Mais, est-on libre à vivre dans l’attachement, la sujétion, la servilité, l’imitation, l’adulation?  On ne doit jamais laisser l’extérieur guider ses décisions, ses humeurs, ses états d’être et sa conduite.  Il faut devenir autonome et indépendant, se démarquer des autres, rester soi-même, se dégager de l’instinct grégaire pour incarner sa rareté, son unicité, son originalité.  Nul n’a besoin de l’appui ni de l’assentiment des autres pour vivre.  Il ne sert à rien de vivre comme les autres si on n’est pas en accord avec soi.  Il existe mille façons d’être subtilement dépendant au point de ne pas s’en rendre compte.  On peut changer de personnalité selon les circonstances qu’on vit ou selon les gens qu’on rencontre, au lieu de rester égal à soi-même.  On peut recourir à la flatterie, le plus grand des mensonges, la pire hypocrisie.  On peut laisser les autres faire ses erreurs, comme pour s’en disculper plus facilement.  On peut vivre dans le rêve en fuyant la réalité.  On peut admettre que les autres peuvent nous faire du bien, oubliant qu’on doit admettre en même temps qu’ils peuvent nous faire du tort ou nous fourvoyer.  Ce que font les autres doit nous rester indifférent.

À son paroxysme, on reconnaît la dépendance notamment dans le petit couple qui porte des vêtements identiques ou ne peuvent se présenter en public sans se tenir la main, comme pour marquer leur degré d’apparente fusion, leur territoire ou leur droit de possession.  L’un parle pour l’autre ou répond à sa place sans réaliser l’incongruité d’un tel choix trop spontané qui empêche toute possibilité de dissension de l’autre, qui devient un béni oui-oui.

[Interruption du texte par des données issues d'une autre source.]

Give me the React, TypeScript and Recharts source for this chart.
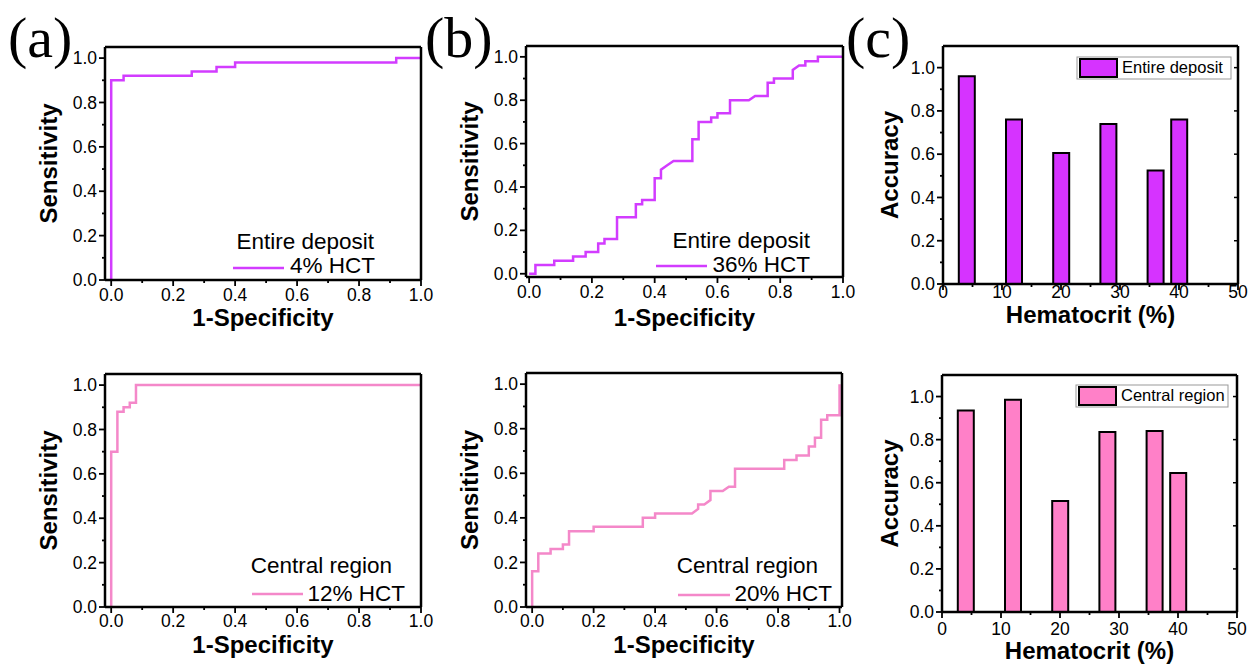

Est-il libre celui qui s’accroche aux autres dans un complet abandon de lui-même, éclabousse les autres de ses états émotifs et vit à leurs crochets?  Est-il libre celui qui se laisse déranger par les autres et se soucie constamment de leur regard?  Est-il libre celui qui refuse de s’affirmer parce qu’il craint toujours de blesser ou de déranger?  Est-il libre celui qui ne sait dire non bien qu’il s’épuise à servir, à donner toute sa substance à ses êtres chers?  Est-il libre celui qui a peur des réactions que peut susciter son mode de vie?  Est-il libre celui qui s’immisce dans les affaires des autres?  Est-il libre et responsable celui qui attend de voir l’effet d’une expérience dans la vie d’un autre avant de passer lui-même à l’action?  Nous ne sommes responsables de personne à part nous-mêmes: nous sommes tous solidaires, mais nous ne devons accepter aucune part dans la vie des autres.  C’est en travaillant sur nous et pour nous que nous sommes utiles à l’humanité.  Car, après avoir acquis sa maîtrise, on brillera de façon d’autant plus subtile et pénétrante sans avoir à intervenir autrement.

Celui qui ne sait pas s’assumer dans son indépendance ou son autonomie ne doit pas s’étonner que les expériences de sa vie lui lancent des ultimatums d’apprendre à se prendre en main et de puiser en lui-même ses ressources.